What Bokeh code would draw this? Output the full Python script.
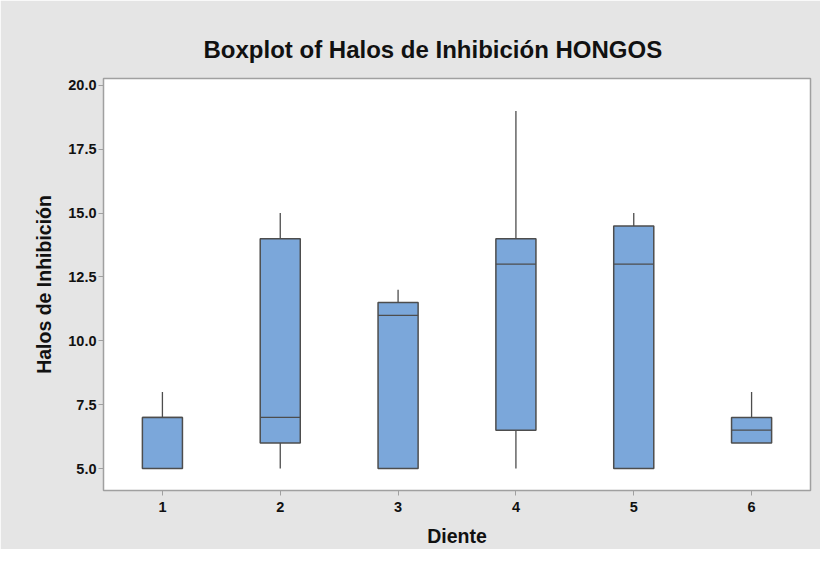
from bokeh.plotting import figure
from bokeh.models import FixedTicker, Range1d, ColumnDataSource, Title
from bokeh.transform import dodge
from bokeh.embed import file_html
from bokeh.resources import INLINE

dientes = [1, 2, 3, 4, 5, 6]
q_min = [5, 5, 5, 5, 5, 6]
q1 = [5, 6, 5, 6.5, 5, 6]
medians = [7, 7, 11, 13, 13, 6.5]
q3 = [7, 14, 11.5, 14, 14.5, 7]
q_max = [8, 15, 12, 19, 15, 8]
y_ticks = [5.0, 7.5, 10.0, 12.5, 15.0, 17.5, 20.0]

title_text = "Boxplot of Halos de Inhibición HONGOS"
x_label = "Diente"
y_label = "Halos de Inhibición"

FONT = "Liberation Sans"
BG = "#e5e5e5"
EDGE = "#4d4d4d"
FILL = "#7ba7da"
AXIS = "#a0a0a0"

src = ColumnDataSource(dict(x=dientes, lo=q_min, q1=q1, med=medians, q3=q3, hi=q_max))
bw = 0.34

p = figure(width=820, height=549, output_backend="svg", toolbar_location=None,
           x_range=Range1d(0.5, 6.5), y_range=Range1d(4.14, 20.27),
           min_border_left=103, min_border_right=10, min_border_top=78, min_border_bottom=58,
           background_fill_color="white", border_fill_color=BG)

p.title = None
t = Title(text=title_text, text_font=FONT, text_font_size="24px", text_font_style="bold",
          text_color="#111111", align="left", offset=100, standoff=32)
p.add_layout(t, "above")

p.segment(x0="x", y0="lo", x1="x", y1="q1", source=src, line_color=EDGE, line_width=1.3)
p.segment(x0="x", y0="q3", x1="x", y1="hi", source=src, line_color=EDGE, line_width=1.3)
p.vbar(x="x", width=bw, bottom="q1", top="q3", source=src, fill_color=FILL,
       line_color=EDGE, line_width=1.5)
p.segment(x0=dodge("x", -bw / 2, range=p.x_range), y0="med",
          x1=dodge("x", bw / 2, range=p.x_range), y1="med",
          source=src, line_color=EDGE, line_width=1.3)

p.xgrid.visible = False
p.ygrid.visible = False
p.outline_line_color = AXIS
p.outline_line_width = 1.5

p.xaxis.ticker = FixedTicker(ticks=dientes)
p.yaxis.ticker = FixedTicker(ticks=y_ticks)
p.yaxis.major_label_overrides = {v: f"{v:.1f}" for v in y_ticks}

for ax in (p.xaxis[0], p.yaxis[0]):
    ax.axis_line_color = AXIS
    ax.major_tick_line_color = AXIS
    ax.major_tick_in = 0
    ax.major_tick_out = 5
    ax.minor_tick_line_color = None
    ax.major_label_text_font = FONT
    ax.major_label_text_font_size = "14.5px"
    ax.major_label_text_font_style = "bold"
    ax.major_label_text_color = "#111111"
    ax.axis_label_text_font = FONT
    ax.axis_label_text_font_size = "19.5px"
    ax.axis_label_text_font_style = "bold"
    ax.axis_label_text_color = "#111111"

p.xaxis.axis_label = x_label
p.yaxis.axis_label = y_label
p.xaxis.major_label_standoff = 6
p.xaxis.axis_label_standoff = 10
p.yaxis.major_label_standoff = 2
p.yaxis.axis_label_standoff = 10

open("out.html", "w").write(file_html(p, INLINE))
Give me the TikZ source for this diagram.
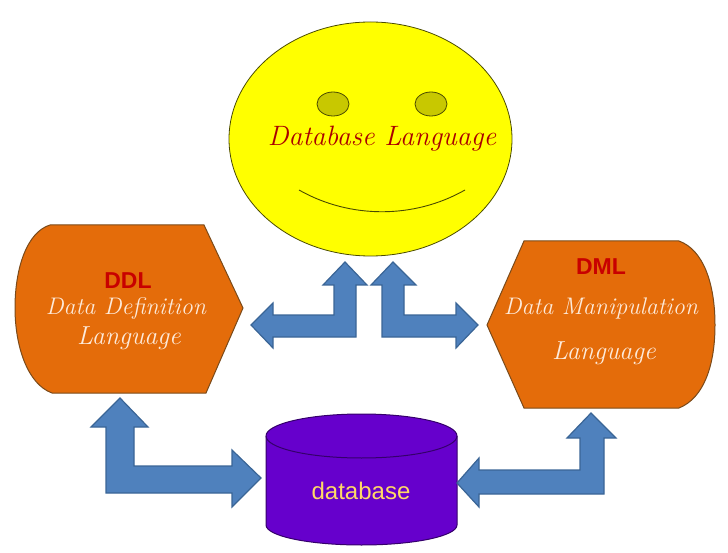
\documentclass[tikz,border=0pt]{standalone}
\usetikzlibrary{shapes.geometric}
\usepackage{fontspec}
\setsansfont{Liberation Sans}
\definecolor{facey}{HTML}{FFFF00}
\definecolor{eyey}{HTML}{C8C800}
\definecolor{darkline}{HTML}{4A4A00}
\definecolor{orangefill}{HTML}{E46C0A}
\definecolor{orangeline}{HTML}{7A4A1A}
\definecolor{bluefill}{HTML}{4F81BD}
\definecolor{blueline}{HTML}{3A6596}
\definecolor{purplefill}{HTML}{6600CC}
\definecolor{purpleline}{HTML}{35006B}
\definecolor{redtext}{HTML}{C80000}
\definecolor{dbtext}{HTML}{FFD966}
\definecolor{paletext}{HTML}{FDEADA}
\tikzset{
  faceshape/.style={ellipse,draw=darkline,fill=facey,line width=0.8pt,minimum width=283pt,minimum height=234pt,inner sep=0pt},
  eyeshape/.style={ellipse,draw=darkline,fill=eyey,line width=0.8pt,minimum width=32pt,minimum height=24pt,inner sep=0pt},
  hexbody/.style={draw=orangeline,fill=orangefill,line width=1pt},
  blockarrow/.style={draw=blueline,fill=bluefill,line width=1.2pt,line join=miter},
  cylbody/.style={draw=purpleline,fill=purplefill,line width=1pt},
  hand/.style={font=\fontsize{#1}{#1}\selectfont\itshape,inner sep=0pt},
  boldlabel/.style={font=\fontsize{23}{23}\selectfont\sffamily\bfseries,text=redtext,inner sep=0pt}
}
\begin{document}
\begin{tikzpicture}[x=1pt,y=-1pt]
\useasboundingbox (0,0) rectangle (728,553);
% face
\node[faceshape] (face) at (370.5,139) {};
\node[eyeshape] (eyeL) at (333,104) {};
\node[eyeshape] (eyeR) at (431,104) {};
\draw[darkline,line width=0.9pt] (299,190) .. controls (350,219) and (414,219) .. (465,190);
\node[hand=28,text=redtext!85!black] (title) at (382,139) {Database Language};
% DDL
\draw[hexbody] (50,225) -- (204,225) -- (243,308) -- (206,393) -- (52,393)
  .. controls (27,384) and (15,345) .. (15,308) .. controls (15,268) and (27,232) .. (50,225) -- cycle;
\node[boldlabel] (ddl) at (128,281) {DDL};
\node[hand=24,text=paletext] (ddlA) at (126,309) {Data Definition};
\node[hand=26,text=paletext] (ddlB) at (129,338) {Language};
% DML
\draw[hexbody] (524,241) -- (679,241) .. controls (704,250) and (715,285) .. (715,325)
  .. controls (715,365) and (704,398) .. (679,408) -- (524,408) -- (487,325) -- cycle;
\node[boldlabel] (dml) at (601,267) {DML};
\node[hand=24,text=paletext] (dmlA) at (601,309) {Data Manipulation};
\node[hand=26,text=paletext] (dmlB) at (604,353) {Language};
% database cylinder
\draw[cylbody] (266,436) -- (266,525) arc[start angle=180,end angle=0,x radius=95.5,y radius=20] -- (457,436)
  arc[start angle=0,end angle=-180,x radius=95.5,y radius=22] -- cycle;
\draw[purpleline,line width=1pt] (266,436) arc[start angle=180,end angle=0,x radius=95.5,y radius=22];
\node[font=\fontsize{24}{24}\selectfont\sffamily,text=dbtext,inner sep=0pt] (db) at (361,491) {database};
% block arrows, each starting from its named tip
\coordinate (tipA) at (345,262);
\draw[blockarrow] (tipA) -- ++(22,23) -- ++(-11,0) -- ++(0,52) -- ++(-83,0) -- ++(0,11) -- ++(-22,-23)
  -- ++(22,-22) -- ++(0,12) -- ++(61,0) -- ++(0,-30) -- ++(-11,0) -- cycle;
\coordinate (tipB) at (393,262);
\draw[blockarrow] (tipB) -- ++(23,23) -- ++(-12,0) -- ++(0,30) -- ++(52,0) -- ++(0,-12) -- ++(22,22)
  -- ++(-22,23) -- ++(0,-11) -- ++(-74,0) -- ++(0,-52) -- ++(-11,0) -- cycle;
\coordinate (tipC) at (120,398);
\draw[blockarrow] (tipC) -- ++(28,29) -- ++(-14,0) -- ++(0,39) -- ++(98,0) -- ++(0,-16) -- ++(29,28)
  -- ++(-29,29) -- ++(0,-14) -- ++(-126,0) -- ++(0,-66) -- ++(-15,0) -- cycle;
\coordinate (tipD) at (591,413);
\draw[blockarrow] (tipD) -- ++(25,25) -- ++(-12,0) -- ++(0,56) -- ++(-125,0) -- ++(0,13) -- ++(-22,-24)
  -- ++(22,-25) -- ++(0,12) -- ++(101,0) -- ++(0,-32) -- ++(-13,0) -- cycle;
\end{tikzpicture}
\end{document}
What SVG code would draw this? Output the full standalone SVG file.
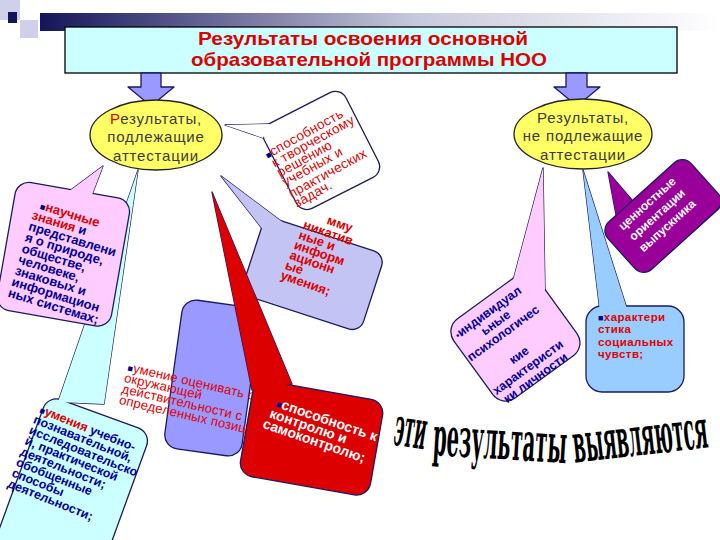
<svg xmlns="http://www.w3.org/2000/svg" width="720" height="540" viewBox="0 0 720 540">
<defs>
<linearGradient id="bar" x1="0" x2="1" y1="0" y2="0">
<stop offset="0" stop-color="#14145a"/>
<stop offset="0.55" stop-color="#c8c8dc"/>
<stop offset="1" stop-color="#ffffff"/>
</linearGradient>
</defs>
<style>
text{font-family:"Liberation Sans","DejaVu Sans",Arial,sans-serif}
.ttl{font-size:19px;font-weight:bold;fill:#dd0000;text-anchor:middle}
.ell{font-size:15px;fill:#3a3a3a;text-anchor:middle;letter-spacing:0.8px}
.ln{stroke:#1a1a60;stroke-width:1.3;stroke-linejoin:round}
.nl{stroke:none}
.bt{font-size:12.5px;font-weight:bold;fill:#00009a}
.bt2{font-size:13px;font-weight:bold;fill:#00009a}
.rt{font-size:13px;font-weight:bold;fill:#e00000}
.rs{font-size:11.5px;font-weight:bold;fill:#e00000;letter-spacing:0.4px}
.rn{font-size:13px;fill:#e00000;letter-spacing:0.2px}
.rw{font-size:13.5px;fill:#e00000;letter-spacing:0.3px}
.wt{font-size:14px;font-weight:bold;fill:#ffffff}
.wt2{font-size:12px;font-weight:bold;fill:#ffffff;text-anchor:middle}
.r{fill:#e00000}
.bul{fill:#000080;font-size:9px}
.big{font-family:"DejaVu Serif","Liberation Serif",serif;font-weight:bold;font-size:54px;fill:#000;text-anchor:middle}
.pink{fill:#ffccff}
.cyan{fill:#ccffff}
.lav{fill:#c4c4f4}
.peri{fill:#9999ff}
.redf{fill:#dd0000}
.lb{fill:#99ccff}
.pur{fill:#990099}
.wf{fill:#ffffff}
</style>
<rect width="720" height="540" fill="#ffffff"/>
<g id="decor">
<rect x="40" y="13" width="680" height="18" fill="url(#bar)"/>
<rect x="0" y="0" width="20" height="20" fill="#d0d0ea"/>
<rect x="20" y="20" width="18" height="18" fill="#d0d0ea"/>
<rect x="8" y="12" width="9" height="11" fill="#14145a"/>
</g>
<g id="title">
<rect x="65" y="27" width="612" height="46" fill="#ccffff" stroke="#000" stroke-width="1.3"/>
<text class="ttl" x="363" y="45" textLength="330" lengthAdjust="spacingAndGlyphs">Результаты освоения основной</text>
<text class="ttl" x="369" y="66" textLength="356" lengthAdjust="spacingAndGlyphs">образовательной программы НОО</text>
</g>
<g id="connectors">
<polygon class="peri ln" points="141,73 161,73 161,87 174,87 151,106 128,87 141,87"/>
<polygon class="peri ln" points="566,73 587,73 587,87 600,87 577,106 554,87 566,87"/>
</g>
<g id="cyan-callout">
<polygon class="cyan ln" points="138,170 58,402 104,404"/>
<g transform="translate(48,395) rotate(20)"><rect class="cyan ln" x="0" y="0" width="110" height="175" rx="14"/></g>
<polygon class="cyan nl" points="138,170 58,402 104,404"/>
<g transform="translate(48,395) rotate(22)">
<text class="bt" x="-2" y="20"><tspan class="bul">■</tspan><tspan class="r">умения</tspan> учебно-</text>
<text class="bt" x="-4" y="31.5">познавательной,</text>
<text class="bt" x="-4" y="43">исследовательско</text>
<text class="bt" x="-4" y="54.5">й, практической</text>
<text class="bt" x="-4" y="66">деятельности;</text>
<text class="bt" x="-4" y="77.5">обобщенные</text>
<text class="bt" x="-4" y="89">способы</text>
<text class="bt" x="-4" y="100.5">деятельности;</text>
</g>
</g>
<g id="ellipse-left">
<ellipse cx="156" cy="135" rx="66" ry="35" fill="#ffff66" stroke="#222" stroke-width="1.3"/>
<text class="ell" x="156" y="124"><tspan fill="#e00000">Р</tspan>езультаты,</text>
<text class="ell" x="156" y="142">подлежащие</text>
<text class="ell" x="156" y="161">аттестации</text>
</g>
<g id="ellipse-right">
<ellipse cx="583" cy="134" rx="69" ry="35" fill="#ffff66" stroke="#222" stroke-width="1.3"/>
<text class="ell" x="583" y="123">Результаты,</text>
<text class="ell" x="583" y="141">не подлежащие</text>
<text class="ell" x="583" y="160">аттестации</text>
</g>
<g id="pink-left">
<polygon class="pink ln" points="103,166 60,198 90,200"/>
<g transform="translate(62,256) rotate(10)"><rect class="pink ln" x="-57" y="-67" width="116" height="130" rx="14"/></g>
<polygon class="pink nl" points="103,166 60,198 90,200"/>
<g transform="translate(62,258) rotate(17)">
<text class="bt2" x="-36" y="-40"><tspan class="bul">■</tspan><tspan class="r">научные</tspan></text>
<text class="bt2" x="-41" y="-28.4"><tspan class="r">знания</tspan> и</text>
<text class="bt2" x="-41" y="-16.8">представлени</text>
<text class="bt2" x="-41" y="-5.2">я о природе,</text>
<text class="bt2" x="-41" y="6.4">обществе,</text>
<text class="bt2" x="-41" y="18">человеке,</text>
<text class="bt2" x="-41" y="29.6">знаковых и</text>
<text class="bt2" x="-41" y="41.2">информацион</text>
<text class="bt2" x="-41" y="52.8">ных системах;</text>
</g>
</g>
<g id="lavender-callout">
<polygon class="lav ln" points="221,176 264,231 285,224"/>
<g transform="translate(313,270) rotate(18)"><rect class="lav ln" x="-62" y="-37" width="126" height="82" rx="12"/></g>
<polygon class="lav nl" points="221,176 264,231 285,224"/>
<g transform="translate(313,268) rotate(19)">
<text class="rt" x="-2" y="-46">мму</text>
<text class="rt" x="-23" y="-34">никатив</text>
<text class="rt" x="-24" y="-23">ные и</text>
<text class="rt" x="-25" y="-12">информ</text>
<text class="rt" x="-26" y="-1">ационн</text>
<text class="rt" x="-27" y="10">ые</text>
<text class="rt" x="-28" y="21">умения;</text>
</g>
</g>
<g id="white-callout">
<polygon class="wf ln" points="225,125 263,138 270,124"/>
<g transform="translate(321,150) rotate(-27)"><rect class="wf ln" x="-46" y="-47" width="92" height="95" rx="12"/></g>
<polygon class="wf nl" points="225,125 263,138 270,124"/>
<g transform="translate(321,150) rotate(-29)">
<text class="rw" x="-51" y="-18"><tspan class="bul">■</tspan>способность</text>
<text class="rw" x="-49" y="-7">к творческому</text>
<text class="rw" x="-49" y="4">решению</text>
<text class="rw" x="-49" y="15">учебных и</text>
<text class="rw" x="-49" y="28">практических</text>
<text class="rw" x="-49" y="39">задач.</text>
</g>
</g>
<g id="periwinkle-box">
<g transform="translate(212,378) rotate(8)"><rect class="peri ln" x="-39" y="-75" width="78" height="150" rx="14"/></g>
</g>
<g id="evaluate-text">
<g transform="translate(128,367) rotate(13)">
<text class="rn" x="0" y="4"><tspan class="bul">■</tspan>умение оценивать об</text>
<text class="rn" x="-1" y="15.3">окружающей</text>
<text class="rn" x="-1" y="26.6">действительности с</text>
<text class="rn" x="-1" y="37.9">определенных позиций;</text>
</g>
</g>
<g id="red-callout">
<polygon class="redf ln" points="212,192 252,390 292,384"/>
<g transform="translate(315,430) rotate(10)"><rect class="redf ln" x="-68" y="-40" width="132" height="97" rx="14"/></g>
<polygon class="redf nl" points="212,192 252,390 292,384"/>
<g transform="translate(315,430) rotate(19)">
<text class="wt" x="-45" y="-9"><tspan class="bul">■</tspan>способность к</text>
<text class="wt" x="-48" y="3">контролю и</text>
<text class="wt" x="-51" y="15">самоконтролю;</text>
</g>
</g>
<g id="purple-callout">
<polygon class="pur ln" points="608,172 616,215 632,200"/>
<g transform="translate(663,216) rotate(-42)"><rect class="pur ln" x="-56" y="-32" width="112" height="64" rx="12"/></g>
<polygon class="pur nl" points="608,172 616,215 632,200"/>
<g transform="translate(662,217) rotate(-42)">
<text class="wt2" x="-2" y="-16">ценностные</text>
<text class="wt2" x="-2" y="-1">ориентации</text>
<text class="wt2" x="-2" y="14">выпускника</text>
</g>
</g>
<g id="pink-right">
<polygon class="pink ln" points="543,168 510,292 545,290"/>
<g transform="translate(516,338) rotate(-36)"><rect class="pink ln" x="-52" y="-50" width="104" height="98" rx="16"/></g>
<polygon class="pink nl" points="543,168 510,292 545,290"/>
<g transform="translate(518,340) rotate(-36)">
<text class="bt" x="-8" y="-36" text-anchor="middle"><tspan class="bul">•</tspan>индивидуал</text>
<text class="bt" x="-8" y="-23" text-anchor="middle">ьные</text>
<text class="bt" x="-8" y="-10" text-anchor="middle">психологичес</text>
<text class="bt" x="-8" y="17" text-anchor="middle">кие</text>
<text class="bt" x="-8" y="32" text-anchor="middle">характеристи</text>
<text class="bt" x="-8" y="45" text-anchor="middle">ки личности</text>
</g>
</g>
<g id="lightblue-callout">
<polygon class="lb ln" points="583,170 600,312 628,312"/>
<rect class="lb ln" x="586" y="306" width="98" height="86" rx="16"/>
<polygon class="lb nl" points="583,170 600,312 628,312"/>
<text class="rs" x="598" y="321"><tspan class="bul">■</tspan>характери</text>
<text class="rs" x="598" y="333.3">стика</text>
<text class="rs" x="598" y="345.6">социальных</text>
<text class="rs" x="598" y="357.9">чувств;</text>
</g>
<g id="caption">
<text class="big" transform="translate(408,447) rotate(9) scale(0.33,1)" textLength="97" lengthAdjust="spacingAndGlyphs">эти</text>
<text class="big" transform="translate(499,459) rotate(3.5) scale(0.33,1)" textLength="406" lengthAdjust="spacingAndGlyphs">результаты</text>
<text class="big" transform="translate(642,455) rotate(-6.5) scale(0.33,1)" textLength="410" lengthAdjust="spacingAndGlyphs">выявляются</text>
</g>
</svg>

What you should do:
Leave out the pictures and restate, word for word, the lines from the top of the data through the line containing "p.outline_line_width = 1.5", both included.

Exercise solution:
What Bokeh code would draw this? Output the full Python script.
from bokeh.plotting import figure
from bokeh.models import FixedTicker, Range1d, ColumnDataSource, Title
from bokeh.transform import dodge
from bokeh.embed import file_html
from bokeh.resources import INLINE

dientes = [1, 2, 3, 4, 5, 6]
q_min = [5, 5, 5, 5, 5, 6]
q1 = [5, 6, 5, 6.5, 5, 6]
medians = [7, 7, 11, 13, 13, 6.5]
q3 = [7, 14, 11.5, 14, 14.5, 7]
q_max = [8, 15, 12, 19, 15, 8]
y_ticks = [5.0, 7.5, 10.0, 12.5, 15.0, 17.5, 20.0]

title_text = "Boxplot of Halos de Inhibición HONGOS"
x_label = "Diente"
y_label = "Halos de Inhibición"

FONT = "Liberation Sans"
BG = "#e5e5e5"
EDGE = "#4d4d4d"
FILL = "#7ba7da"
AXIS = "#a0a0a0"

src = ColumnDataSource(dict(x=dientes, lo=q_min, q1=q1, med=medians, q3=q3, hi=q_max))
bw = 0.34

p = figure(width=820, height=549, output_backend="svg", toolbar_location=None,
           x_range=Range1d(0.5, 6.5), y_range=Range1d(4.14, 20.27),
           min_border_left=103, min_border_right=10, min_border_top=78, min_border_bottom=58,
           background_fill_color="white", border_fill_color=BG)

p.title = None
t = Title(text=title_text, text_font=FONT, text_font_size="24px", text_font_style="bold",
          text_color="#111111", align="left", offset=100, standoff=32)
p.add_layout(t, "above")

p.segment(x0="x", y0="lo", x1="x", y1="q1", source=src, line_color=EDGE, line_width=1.3)
p.segment(x0="x", y0="q3", x1="x", y1="hi", source=src, line_color=EDGE, line_width=1.3)
p.vbar(x="x", width=bw, bottom="q1", top="q3", source=src, fill_color=FILL,
       line_color=EDGE, line_width=1.5)
p.segment(x0=dodge("x", -bw / 2, range=p.x_range), y0="med",
          x1=dodge("x", bw / 2, range=p.x_range), y1="med",
          source=src, line_color=EDGE, line_width=1.3)

p.xgrid.visible = False
p.ygrid.visible = False
p.outline_line_color = AXIS
p.outline_line_width = 1.5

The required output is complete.